THE REGULATORY FRAMEWORK OF INTERNATIONAL FINANCIAL SERVICES CENTERS IN INDIA: AN ODE TO COMMERCIAL JOY
The concept of International Financial Services Centres (IFSC) was introduced in India in 2007 by the High Power Expert Committee’s report on making Mumbai an International Financial Centre (MIFC report).1 Historically speaking, the MIFC report provides that London originated as the first IFSC augmented inter alia by the rapid growth in technology and the free flow of capital across borders; this ushered in the age of universal capital convertibility. Disrupted by the two World wars, New York rose to the pedestal as the dominant IFSC. The historical account in the MIFC report provides a market oriented explanation of an IFSC over IFSCs developing as strategic infrastructural projects that serve as investment hubs primarily for the derivative market of foreign securities.

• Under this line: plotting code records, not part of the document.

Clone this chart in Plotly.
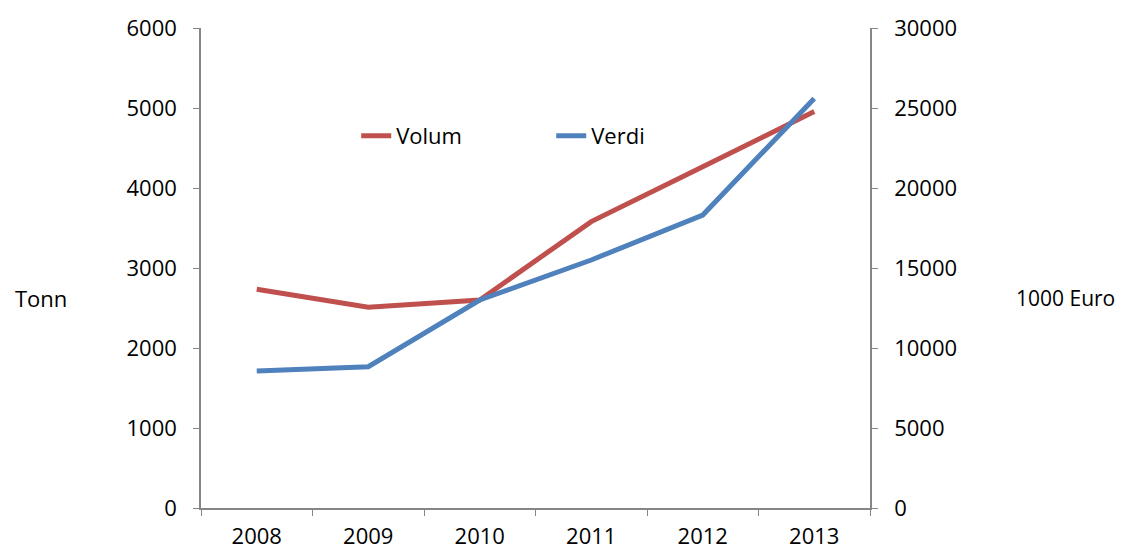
import plotly.graph_objects as go

years = ['2008', '2009', '2010', '2011', '2012', '2013']
volum = [2735, 2510, 2600, 3580, 4265, 4955]      # Tonn (left axis)
verdi = [8560, 8830, 13000, 15500, 18310, 25600]  # 1000 Euro (right axis)

FONT = 'Open Sans'
FS = 22
AXIS_COL = '#868686'

fig = go.Figure()
fig.add_trace(go.Scatter(x=years, y=volum, name='Volum', mode='lines',
                         line=dict(color='#C0504D', width=5)))
fig.add_trace(go.Scatter(x=years, y=verdi, name='Verdi', mode='lines', yaxis='y2',
                         line=dict(color='#4F81BD', width=5)))

axis_common = dict(showgrid=False, zeroline=False, showline=True, linecolor=AXIS_COL,
                   linewidth=1.5, ticks='outside', ticklen=6, tickcolor=AXIS_COL,
                   automargin=False, tickformat='d',
                   tickfont=dict(family=FONT, size=FS, color='black'))

# the page body has an 8px margin, so the figure is 8px smaller each way
fig.update_layout(
    width=1117, height=543,
    margin=dict(l=193, r=255, t=20, b=43),
    paper_bgcolor='white', plot_bgcolor='white',
    font=dict(family=FONT, size=FS, color='black'),
    xaxis=dict(type='category', tickson='boundaries', ticklabelstandoff=8,
               range=[-0.5, 5.5], **axis_common),
    yaxis=dict(range=[0, 6000], dtick=1000, ticklabelstandoff=12, **axis_common),
    yaxis2=dict(range=[0, 30000], dtick=5000, overlaying='y', side='right',
                ticklabelstandoff=12, **axis_common),
    legend=dict(orientation='h', x=0.232, y=0.775, xanchor='left', yanchor='middle',
                entrywidth=150, entrywidthmode='pixels',
                font=dict(family=FONT, size=FS), bgcolor='rgba(0,0,0,0)'),
    annotations=[
        dict(text='Tonn', xref='paper', yref='paper', x=-0.281, y=0.438,
             xanchor='left', yanchor='middle', showarrow=False,
             font=dict(family=FONT, size=FS)),
        dict(text='1000 Euro', xref='paper', yref='paper', x=1.215, y=0.438,
             xanchor='left', yanchor='middle', showarrow=False,
             font=dict(family=FONT, size=21)),
    ],
)

fig.write_html('out.html')
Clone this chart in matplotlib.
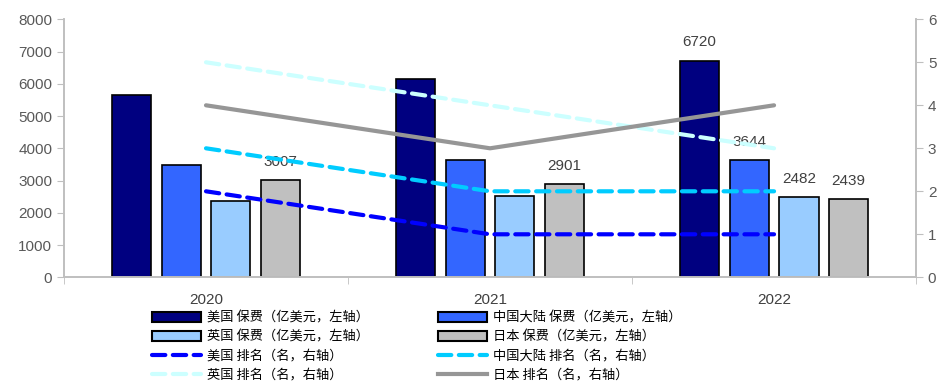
import numpy as np
import matplotlib.pyplot as plt
from matplotlib.lines import Line2D
from matplotlib.patches import Patch

plt.rcParams['font.family'] = ['Liberation Sans', 'Noto Sans CJK SC', 'DejaVu Sans']

years = ['2020', '2021', '2022']

# 保费（亿美元）
prem_us = [5650, 6140, 6720]
prem_cn = [3470, 3640, 3644]
prem_uk = [2380, 2520, 2482]
prem_jp = [3007, 2901, 2439]

# 排名
rank_us = [2, 1, 1]
rank_cn = [3, 2, 2]
rank_uk = [5, 4, 3]
rank_jp = [4, 3, 4]

bar_names = ['美国 保费（亿美元，左轴）', '中国大陆 保费（亿美元，左轴）',
             '英国 保费（亿美元，左轴）', '日本 保费（亿美元，左轴）']
line_names = ['美国 排名（名，右轴）', '中国大陆 排名（名，右轴）',
              '英国 排名（名，右轴）', '日本 排名（名，右轴）']

bar_colors = ['#000080', '#3366FF', '#99CCFF', '#C0C0C0']
line_colors = ['#0000FF', '#00CCFF', '#CCFFFF', '#969696']

gray = '#595959'
axis_gray = '#BFBFBF'

fig = plt.figure(figsize=(9.41, 3.83), dpi=100)
ax = fig.add_axes([0.068, 0.276, 0.9055, 0.6736])
ax2 = ax.twinx()

x = np.arange(len(years))
width = 0.138
step = 0.175
offsets = [-1.5 * step, -0.5 * step, 0.5 * step, 1.5 * step]

bars = []
for vals, off, c in zip([prem_us, prem_cn, prem_uk, prem_jp], offsets, bar_colors):
    b = ax.bar(x + off, vals, width, color=c, edgecolor='black', linewidth=1.2, zorder=2)
    bars.append(b)

# 数值标注
labels = [(3, 0), (3, 1), (0, 2), (1, 2), (2, 2), (3, 2)]
for s, i in labels:
    r = bars[s][i]
    ax.annotate(f'{r.get_height():.0f}', xy=(r.get_x() + r.get_width() / 2, r.get_height()),
                xytext=(0, 8), textcoords='offset points', ha='center', va='bottom',
                fontsize=11, color='#404040')

dash = (0, (3.2, 1.8))
styles = [dash, dash, dash, '-']
for vals, c, ls in zip([rank_us, rank_cn, rank_uk, rank_jp], line_colors, styles):
    ax2.plot(x, vals, color=c, linewidth=3, linestyle=ls,
             dash_capstyle='round', solid_capstyle='round', zorder=3)

ax.set_xlim(-0.5, 2.5)
ax.set_ylim(0, 8000)
ax.set_yticks(range(0, 8001, 1000))
ax2.set_ylim(0, 6)
ax2.set_yticks(range(0, 7))

ax.set_xticks(x)
ax.set_xticklabels(years)
ax.set_xticks([-0.5, 0.5, 1.5, 2.5], minor=True)
ax.tick_params(axis='x', which='major', length=0, pad=11, labelsize=11, labelcolor='#404040')
ax.tick_params(axis='x', which='minor', length=5, color=axis_gray, direction='out')
ax.tick_params(axis='y', length=5, color=axis_gray, labelsize=11, labelcolor=gray)
ax2.tick_params(axis='y', length=5, color=axis_gray, labelsize=11, labelcolor=gray)

for a in (ax, ax2):
    a.spines['top'].set_visible(False)
    for side in ('left', 'right', 'bottom'):
        a.spines[side].set_color(axis_gray)
        a.spines[side].set_linewidth(1.2)

bar_handles = [Patch(facecolor=c, edgecolor='black', linewidth=1.5) for c in bar_colors]
line_handles = [Line2D([], [], color=c, linewidth=3, linestyle=ls, dash_capstyle='round')
                for c, ls in zip(line_colors, styles)]

# 两列：左列 美国/英国，右列 中国大陆/日本
handles = [bar_handles[0], bar_handles[2], line_handles[0], line_handles[2],
           bar_handles[1], bar_handles[3], line_handles[1], line_handles[3]]
names = [bar_names[0], bar_names[2], line_names[0], line_names[2],
         bar_names[1], bar_names[3], line_names[1], line_names[3]]

fig.legend(handles, names, loc='upper left', bbox_to_anchor=(0.162, 0.186),
           ncol=2, frameon=False, handlelength=3.7, handleheight=0.8,
           handletextpad=0.45, labelspacing=0.44, columnspacing=5.2,
           borderpad=0, borderaxespad=0,
           prop={'family': ['Noto Sans CJK SC', 'DejaVu Sans'], 'size': 9.5})

fig.savefig('out.png', dpi=100)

The first legal enactment for IFSCs in India was announced in the 2016-17 budget speech where the Honourable Finance Minister, Mr. Arun Jaitley, provided tax concessions to units operating in IFSCs.2 The said concessions have been included in the Finance Act, 2018. IFSCs are initiatives to incentivize the exchange of foreign securities in India where the financial services sector accounts for 5% of the GDP.3 Gujarat International Finance Tech (GIFT) in Gandhinagar, Gujarat holds the title of the first IFSC to be set up in India. Apart from tax incentives and regulatory exemptions, an IFSC can be best described as a commercial haven catering essentially to non-residents in commodities of foreign currencies.
It is thus an exemplification of Ease of Doing Business policy for those who intend to operate in the form of an IFSC. The paper shall be restricted to the regulatory framework and the benefits of setting up businesses in an IFSC. The paper shall not deal with the potential success or failure of the GIFT initiative.